The main religious divide in the country during the 17th century was within Protestantism, with Dissenters on one side and Anglicans on the other. Yet the issue they all agreed on was their distrust of Catholics. As it gradually became apparent that Charles II would not have a legitimate heir and the throne would therefore pass to his openly Catholic brother, James, Duke of York, a political debate began in the late 1670s about whether to exclude him from the line of succession. Those in favour of the exclusion became known as ‘Whigs’ and those who backed James as the future monarch as ‘Tories’, the origin of party-politics that continues today.
Despite the Great Plague and Great Fire, the population of London and its suburbs rose rapidly in the latter part of the 1600s, from around 350,000 in 1666 to about 600,000 at the end of the century, swollen by thousands of migrants arriving every year. The City remained as crowded and noisy as it had ever been. Buildings were heated by burning coal and London was a polluted, foggy place.

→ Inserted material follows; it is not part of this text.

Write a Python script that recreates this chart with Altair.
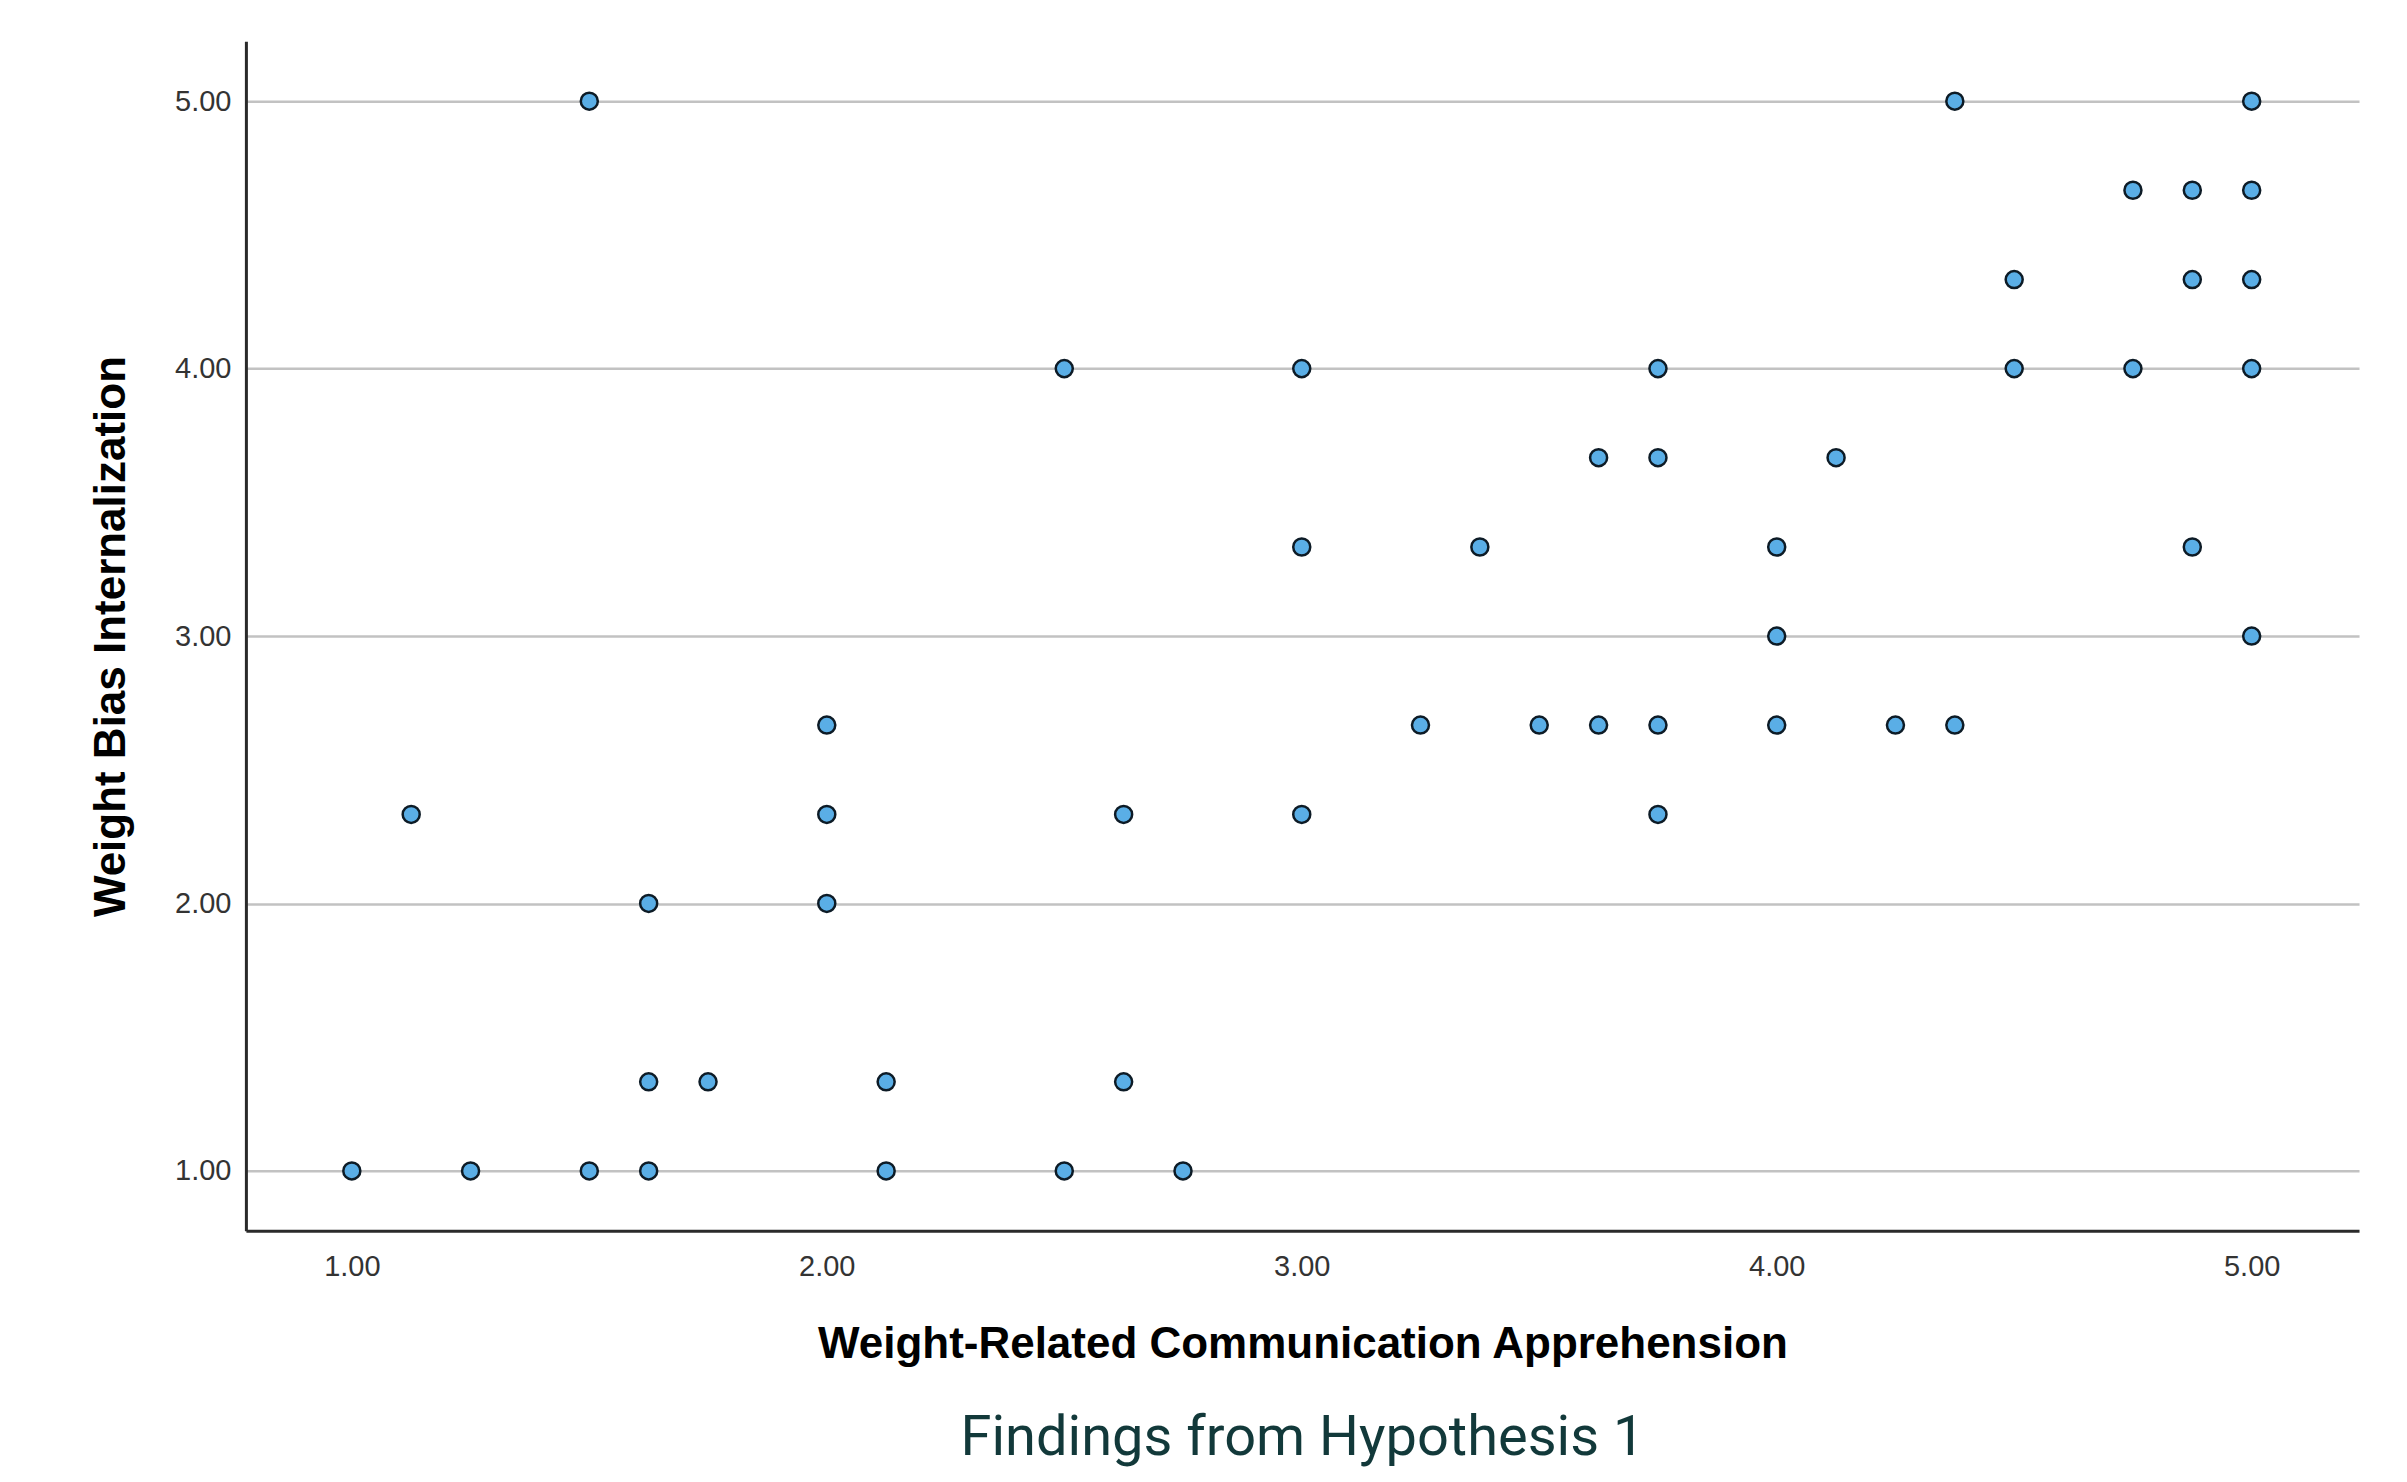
import altair as alt
import pandas as pd

# Weight-Related Communication Apprehension (x) and Weight Bias Internalization (y)
x_vals = [
    1.5, 4.375, 5.0,
    4.75, 4.875, 5.0,
    4.5, 4.875, 5.0,
    2.5, 3.0, 3.75, 4.5, 4.75, 5.0,
    3.625, 3.75, 4.125,
    3.0, 3.375, 4.0, 4.875,
    4.0, 5.0,
    2.0, 3.25, 3.5, 3.625, 3.75, 4.0, 4.25, 4.375,
    1.125, 2.0, 2.625, 3.0, 3.75,
    1.625, 2.0,
    1.625, 1.75, 2.125, 2.625,
    1.0, 1.25, 1.5, 1.625, 2.125, 2.5, 2.75,
]
y_vals = (
    [5.0] * 3
    + [4.667] * 3
    + [4.333] * 3
    + [4.0] * 6
    + [3.667] * 3
    + [3.333] * 4
    + [3.0] * 2
    + [2.667] * 8
    + [2.333] * 5
    + [2.0] * 2
    + [1.333] * 4
    + [1.0] * 7
)
tick_values = [1.0, 2.0, 3.0, 4.0, 5.0]

x_title = "Weight-Related Communication Apprehension"
y_title = "Weight Bias Internalization"
caption = "Findings from Hypothesis 1"

df = pd.DataFrame({"x": x_vals, "y": y_vals})

chart = (
    alt.Chart(df)
    .mark_point(filled=True, shape="circle", size=290, fill="#5aaee6",
                stroke="#0d1b26", strokeWidth=2.5, opacity=1)
    .encode(
        x=alt.X(
            "x:Q",
            scale=alt.Scale(domain=[0.777, 5.226], nice=False, zero=False),
            axis=alt.Axis(
                values=tick_values, format=".2f", title=x_title, grid=False,
                ticks=False, labelPadding=22, labelFontSize=29,
                labelFont="Liberation Sans", labelColor="#333333",
                titleFont="Liberation Sans", titleFontWeight="bold",
                titleFontSize=44, titleColor="#000000",
                titleBaseline="middle", titleY=114,
                domainColor="#2a2a2a", domainWidth=3,
            ),
        ),
        y=alt.Y(
            "y:Q",
            scale=alt.Scale(domain=[0.776, 5.224], nice=False, zero=False),
            axis=alt.Axis(
                values=tick_values, format=".2f", title=y_title, grid=True,
                gridColor="#c2c2c2", gridWidth=2.5, ticks=False,
                labelPadding=15, labelFontSize=29,
                labelFont="Liberation Sans", labelColor="#333333",
                titleFont="Liberation Sans", titleFontWeight="bold",
                titleFontSize=44, titleColor="#000000",
                titleAngle=270, titleBaseline="middle", titleAlign="center",
                titleX=-134, titleY=595,
                domainColor="#2a2a2a", domainWidth=3,
            ),
        ),
    )
    .properties(
        width=2114,
        height=1190,
        autosize=alt.AutoSizeParams(type="none"),
        padding={"left": 238, "top": 33, "right": 40, "bottom": 242},
        background="white",
        title=alt.TitleParams(
            caption, orient="bottom", anchor="middle", font="Roboto",
            fontSize=56, fontWeight="normal", color="#12393a", offset=44,
        ),
    )
    .configure_view(stroke="transparent", strokeWidth=0)
)

chart.save("out.html", embed_options={"renderer": "svg", "actions": False})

In addition to London’s main shopping street at Cheapside there were shops at Westminster Hall, the Royal Exchange at Cornhill, the New Exchange in the Strand and Leadenhall at Gracechurch Street. The Great Fire offered the opportunity to re-site some of the street markets that had previously caused congestion. A new market grew at Covent Garden for local residents. Clare Market began near Fleet Street on land owned by the Earl of Clare in the mid-century, and Hungerford Market on the site of Sir Edward Hungerford’s former house (now Charing Cross station) from the 1670s. Spitalfields Market opened in the 1680s.